The idea is to generate and plot a lozenge of Gaussian distributed data. It will have unequal variances (otherwise it would be a circle).

In [17]:
# generate this number of sample points
Ns=50 
# The Gaussian lozenge will be centered with non-unit covariance
mean = [0, 0]
cov = [[30, 15], [15, 15]]
# generate Ns random points (x,y)
x, y = np.random.multivariate_normal(mean, cov, Ns).T
# reshape them to columns and stack them next to each other 
X = np.hstack((x.reshape(-1,1),y.reshape(-1,1)))
# We can see it if the data matrix is small - otherwise little point
if Ns < 8: print(X)
In [18]:
# let's look at the empirical column means - they wont be exactly zero 
print(f'Column means 1, {X[:,0].mean()} and 2, {X[:,1].mean()}')
# so let's center this sample data
X[:,0] -= X[:,0].mean()
X[:,1] -= X[:,1].mean()
print(f'Centered column means 1, {X[:,0].mean()} and 2, {X[:,1].mean()}')
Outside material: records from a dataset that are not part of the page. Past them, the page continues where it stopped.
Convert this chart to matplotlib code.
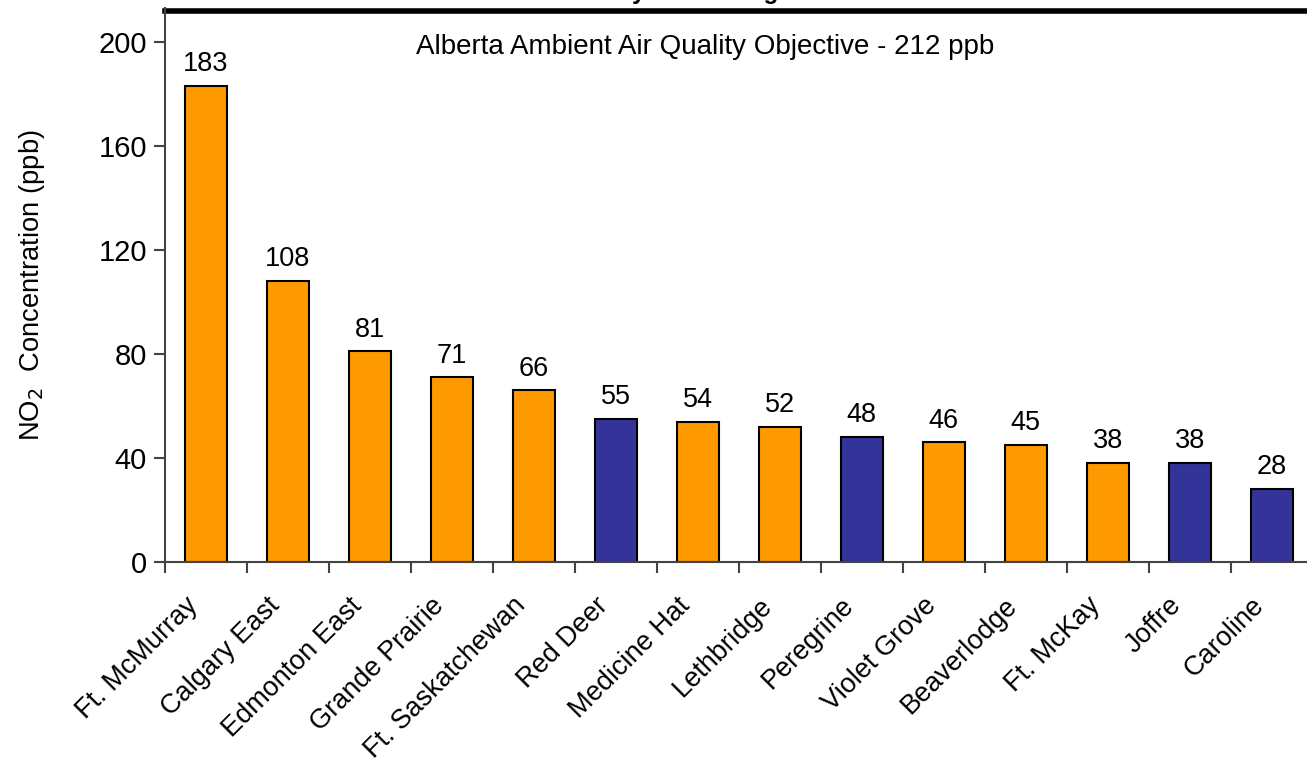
import matplotlib.pyplot as plt
import matplotlib.transforms as mtransforms
import numpy as np

plt.rcParams['font.family'] = ['Liberation Sans', 'DejaVu Sans']

# maximum one-hour NO2 per station (ppb)
stations = ['Ft. McMurray', 'Calgary East', 'Edmonton East', 'Grande Prairie',
            'Ft. Saskatchewan', 'Red Deer', 'Medicine Hat', 'Lethbridge',
            'Peregrine', 'Violet Grove', 'Beaverlodge', 'Ft. McKay',
            'Joffre', 'Caroline']
no2_max = [183, 108, 81, 71, 66, 55, 54, 52, 48, 46, 45, 38, 38, 28]
# orange / blue station groups
group = ['o', 'o', 'o', 'o', 'o', 'b', 'o', 'o', 'b', 'o', 'o', 'o', 'b', 'b']
objective = 212

colors = {'o': '#FF9900', 'b': '#333399'}
bar_colors = [colors[g] for g in group]

fig = plt.figure(figsize=(13.07, 7.59), dpi=100)
ax = fig.add_axes([0.1262, 0.2596, 0.8781, 0.7296])

x = np.arange(len(stations))
ax.bar(x, no2_max, width=0.51, color=bar_colors, edgecolor='black', linewidth=1.5)

for xi, v in zip(x, no2_max):
    ax.text(xi, v + 3.4, str(v), ha='center', va='bottom', fontsize=19.5)

# objective line along the top
ax.axhline(objective, color='black', linewidth=4, clip_on=False)
ax.text(0.471, 0.93, 'Alberta Ambient Air Quality Objective - %d ppb' % objective,
        transform=ax.transAxes, ha='center', va='center', fontsize=20)

ax.set_xlim(-0.5, len(stations) - 0.5)
ax.set_ylim(0, 213)
ax.set_yticks([0, 40, 80, 120, 160, 200])

# x ticks sit between the bars, labels under the bars
ax.set_xticks(np.arange(len(stations)) - 0.5, minor=False)
ax.set_xticklabels([])
ax.set_xticks(x, minor=True)
ax.set_xticklabels(stations, minor=True, rotation=45, ha='right',
                   rotation_mode='anchor', fontsize=19.5)
ax.tick_params(axis='x', which='minor', length=0, pad=22)
ax.tick_params(axis='x', which='major', length=8, width=1.5, color='#444444', direction='out')
ax.tick_params(axis='y', length=8, width=1.5, color='#444444', labelsize=21, pad=5)

shift = mtransforms.ScaledTranslation(-0.21, 0, fig.dpi_scale_trans)
for lbl in ax.get_xticklabels(minor=True):
    lbl.set_transform(lbl.get_transform() + shift)

for s in ['top', 'right']:
    ax.spines[s].set_visible(False)
for s in ['left', 'bottom']:
    ax.spines[s].set_color('#444444')
    ax.spines[s].set_linewidth(1.5)

ax.set_ylabel('NO$_2$  Concentration (ppb)', fontsize=19.7, labelpad=37)

# title mostly cut off by the top edge
fig.text(646 / 1307, 1.0015, 'Maximum One-Hour NO2 Concentrations by', ha='right',
         va='baseline', fontsize=17.5, fontweight='bold')
fig.text(646 / 1307, 1.0015, ' Monitoring Station', ha='left',
         va='baseline', fontsize=17.5, fontweight='bold')

fig.savefig('out.png', dpi=100)
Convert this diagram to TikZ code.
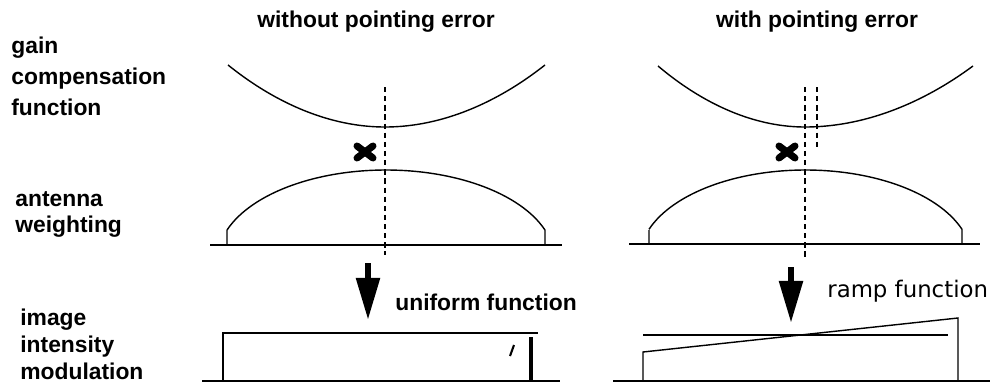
\documentclass[tikz,border=0pt]{standalone}
\usepackage{fontspec}
\setmainfont{Liberation Sans}
\newfontfamily\rampfont{DejaVu Sans}
\usetikzlibrary{arrows.meta}

\begin{document}
\begin{tikzpicture}[
    x=0.02cm, y=-0.02cm,
    every node/.style={inner sep=0pt},
    title/.style={font=\fontsize{13}{16}\selectfont\bfseries, anchor=base},
    rowlabel/.style={font=\fontsize{13}{17.5}\selectfont\bfseries, align=left, anchor=north west},
    curve/.style={line width=0.8pt},
    ground/.style={line width=0.9pt},
    guideline/.style={line width=0.7pt, dash pattern=on 3pt off 2.2pt},
    flow/.style={-{Triangle[length=24pt, width=13pt]}, line width=3.5pt},
    cross/.style={line width=4pt, line cap=round}
]
    \useasboundingbox (0,0) rectangle (990,389);

    % Nodes
    \node[title] (tleft) at (376,27) {without pointing error};
    \node[title] (tright) at (817,27) {with pointing error};

    \node[rowlabel] (gain) at (11,37) {gain\\compensation\\function};
    \node[rowlabel, font=\fontsize{13}{15}\selectfont\bfseries] (antenna) at (15,191) {antenna\\weighting};
    \node[rowlabel, font=\fontsize{13}{15.3}\selectfont\bfseries] (image) at (20,309) {image\\intensity\\modulation};

    \node[font=\fontsize{13}{16}\selectfont\bfseries, anchor=base west] (uniform) at (395,310) {uniform function};
    \node[font=\fontsize{13}{16}\selectfont\rampfont, anchor=base west] (ramp) at (827,297) {ramp function};

    \coordinate (arrowL) at (368,263);
    \coordinate (tipL) at (368,320);
    \coordinate (arrowR) at (791,267);
    \coordinate (tipR) at (791,323);

    % left: without pointing error
    \draw[curve] (228,65) parabola bend (385,127) (545,65);
    \draw[guideline] (385,87) -- (385,255);
    \draw[cross] (357,146) -- (373,158) (357,158) -- (373,146);
    \draw[curve] (227,245) -- (227,230)
        plot[smooth, samples=61, domain=-70.53:70.53] ({386+168.6*sin(\x)}, {260-90*cos(\x)})
        -- (545,245);
    \draw[ground] (210,245) -- (562,245);
    \draw[curve] (223,381) -- (223,333) -- (538,333);
    \draw[line width=2.2pt] (531,337) -- (531,381);
    \draw[line width=1.2pt] (510,356) -- (514,345);
    \draw[ground] (202,381) -- (560,381);

    % right: with pointing error
    \draw[curve] (658,66) parabola bend (805,127) (973,66);
    \draw[guideline] (805,87) -- (805,260);
    \draw[guideline] (817,87) -- (817,148);
    \draw[cross] (779,146) -- (795,158) (779,158) -- (795,146);
    \draw[curve] (649,244) -- (649,230)
        plot[smooth, samples=61, domain=-70.53:70.53] ({805.5+166*sin(\x)}, {259-89*cos(\x)})
        -- (962,244);
    \draw[ground] (629,244) -- (980,244);
    \draw[curve] (643,335) -- (948,335);
    \draw[curve] (643,381) -- (643,352) -- (958,318) -- (958,381);
    \draw[ground] (613,381) -- (990,381);

    % Edges
    \draw[flow] (arrowL) -- (tipL);
    \draw[flow] (arrowR) -- (tipR);
\end{tikzpicture}
\end{document}
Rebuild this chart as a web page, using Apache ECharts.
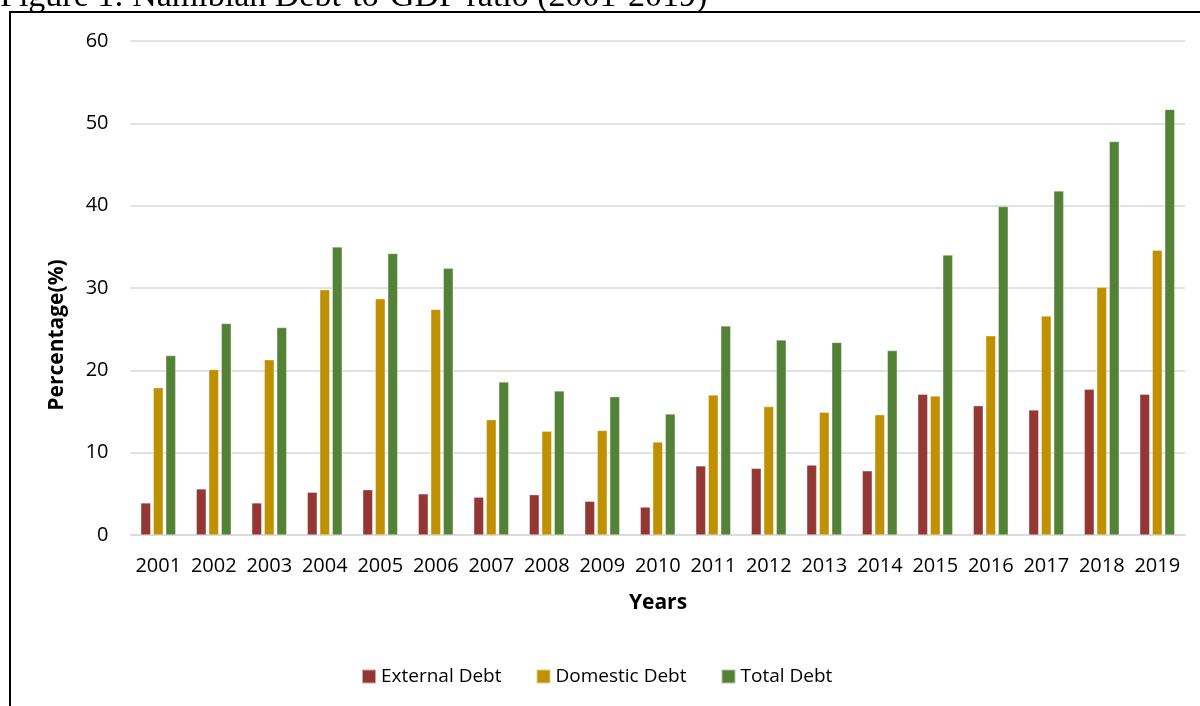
<!DOCTYPE html>
<html>
<head>
<meta charset="utf-8">
<script src="https://cdn.jsdelivr.net/npm/echarts@6/dist/echarts.min.js"></script>
<style>html,body{margin:0;padding:0;background:#fff}#c{width:1200px;height:706px}</style>
</head>
<body>
<div id="c"></div>
<script>
const years = ['2001','2002','2003','2004','2005','2006','2007','2008','2009','2010','2011','2012','2013','2014','2015','2016','2017','2018','2019'];
const externalDebt = [3.9,5.6,3.9,5.2,5.5,5.0,4.6,4.9,4.1,3.4,8.4,8.1,8.5,7.8,17.1,15.7,15.2,17.7,17.1];
const domesticDebt = [17.9,20.1,21.3,29.8,28.7,27.4,14.0,12.6,12.7,11.3,17.0,15.6,14.9,14.6,16.9,24.2,26.6,30.1,34.6];
const totalDebt = [21.8,25.7,25.2,35.0,34.2,32.4,18.6,17.5,16.8,14.7,25.4,23.7,23.4,22.4,34.0,39.9,41.8,47.8,51.7];
const seriesNames = ['External Debt','Domestic Debt','Total Debt'];
const yTicks = {min:0, max:60, interval:10};
const titleText = 'Figure 1: Namibian Debt-to-GDP ratio (2001-2019)';
const xTitle = 'Years';
const yTitle = 'Percentage(%)';

const colors = ['#943634','#BF9000','#538135'];
const font = '"Open Sans", sans-serif';
const chart = echarts.init(document.getElementById('c'));
const mk = (name, data, color) => ({
  name, type:'bar', data, barWidth:10, barGap:'25%',
  itemStyle:{color, borderColor:'rgba(255,255,255,0.55)', borderWidth:0.6}
});
chart.setOption({
  animation:false,
  color: colors,
  graphic:[
    {type:'text', z:-2, style:{x:0, y:-3, text:titleText, font:'34px "Liberation Serif", serif', fill:'#000', verticalAlign:'middle'}},
    {type:'rect', z:-1, shape:{x:10, y:12, width:1200, height:710}, style:{fill:'#fff', stroke:'#000', lineWidth:2}},
    {type:'text', x:57, y:335, rotation:Math.PI/2, style:{x:0, y:0, text:yTitle, font:'bold 21px ' + font, fill:'#000', align:'center', verticalAlign:'middle'}},
    {type:'text', style:{x:658, y:603, text:xTitle, font:'bold 21px ' + font, fill:'#000', align:'center', verticalAlign:'middle'}}
  ],
  legend:{
    data: seriesNames, left:356, top:662, icon:'rect', itemWidth:14, itemHeight:14, itemGap:34,
    textStyle:{fontFamily:font, fontSize:19, color:'#000'}
  },
  grid:{left:130.5, right:15, top:41, bottom:171, containLabel:false},
  xAxis:{
    type:'category', data:years,
    axisLine:{show:true, lineStyle:{color:'#d9d9d9', width:1.5}},
    axisTick:{show:false},
    axisLabel:{color:'#000', fontFamily:font, fontSize:20, margin:21, interval:0}
  },
  yAxis:{
    type:'value', min:yTicks.min, max:yTicks.max, interval:yTicks.interval,
    axisLine:{show:false}, axisTick:{show:false},
    splitLine:{lineStyle:{color:'#d9d9d9', width:1.5}},
    axisLabel:{color:'#000', fontFamily:font, fontSize:20, margin:22}
  },
  series:[
    mk(seriesNames[0], externalDebt, colors[0]),
    mk(seriesNames[1], domesticDebt, colors[1]),
    mk(seriesNames[2], totalDebt, colors[2])
  ]
});
</script>
</body>
</html>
Column means 1, 0.06281921122641367 and 2, -0.22646875398542882
Centered column means 1, 1.6431300764452317e-16 and 2, -7.105427357601002e-17
In [19]:
# let's plot our data set
plt.figure(figsize=(4,4))
plt.xlim(-20,20)
plt.ylim(-20,20)
plt.gca().set_aspect('equal')
plt.plot(X[:,0], X[:,1], '.', color='b')
Out[19]:
[<matplotlib.lines.Line2D at 0x7fdcf090ab00>]
In [20]:
# perform the PCA
pca = PCA(n_components=2)
pca.fit(X)
print(f'XV ratio = {pca.explained_variance_ratio_}')
print(f'sing vals = {pca.singular_values_}')
# the component are stored as row vectors, so transpose
V = pca.components_.T
print('V = \n', V)

XV ratio = [0.88141429 0.11858571]
sing vals = [51.28172656 18.80999911]
V = 
 [[ 0.83781758 -0.54595028]
 [ 0.54595028  0.83781758]]
In [21]:
# project X to the singular components
Z1 = X @ V[:,[0]] @ V[:,[0]].T
Z2 = X @ V[:,[1]] @ V[:,[1]].T
In [27]:
# re-plot, and include all the projected data
plt.figure(figsize=(4,4))
plt.gca().set_aspect('equal')
plt.plot(X[:,0], X[:,1], '.', color='b')
# plot the projections - these illustrate the directions
plt.plot(Z1[:,0], Z1[:,1], '.', color='r')
plt.plot(Z2[:,0], Z2[:,1], '.', color='g')
# Now loop over each point and dot-line the projection onto v0 and v1
for k in range(Ns):
  plt.plot([X[k,0], Z1[k,0]], [X[k,1],Z1[k,1]], ':', color='r')
  plt.plot([X[k,0], Z2[k,0]], [X[k,1],Z2[k,1]], ':', color='g')
# zoom in or out with this...
window=10; plt.xlim(-window,window); plt.ylim(-window,window); plt.show()
In [28]:
# Let's see what the data looks like in the new coordinate system
Xf = pca.fit_transform(X)
In [29]:
# here is the original...
plt.figure(figsize=(4,4))
plt.xlim(-20,20)
plt.ylim(-20,20)
plt.gca().set_aspect('equal')
plt.plot(X[:,0], X[:,1], '.', color='b')
Out[29]:
[<matplotlib.lines.Line2D at 0x7fdd50d5ff98>]
In [30]:
# here is the transformed data
plt.figure(figsize=(4,4))
plt.xlim(-20,20)
plt.ylim(-20,20)
plt.gca().set_aspect('equal')
plt.plot(Xf[:,0], Xf[:,1], '.', color='b')
Out[30]:
[<matplotlib.lines.Line2D at 0x7fdd00c200b8>]

Review¶

We covered just enough, to make progress at pace. We looked at

  • How the SVD and eigenvalue decomposition are related.
  • How this becomes relevant to the data covariance matrix.
  • PCA and its use in variance maximization.

Now we can start putting all of this material to work.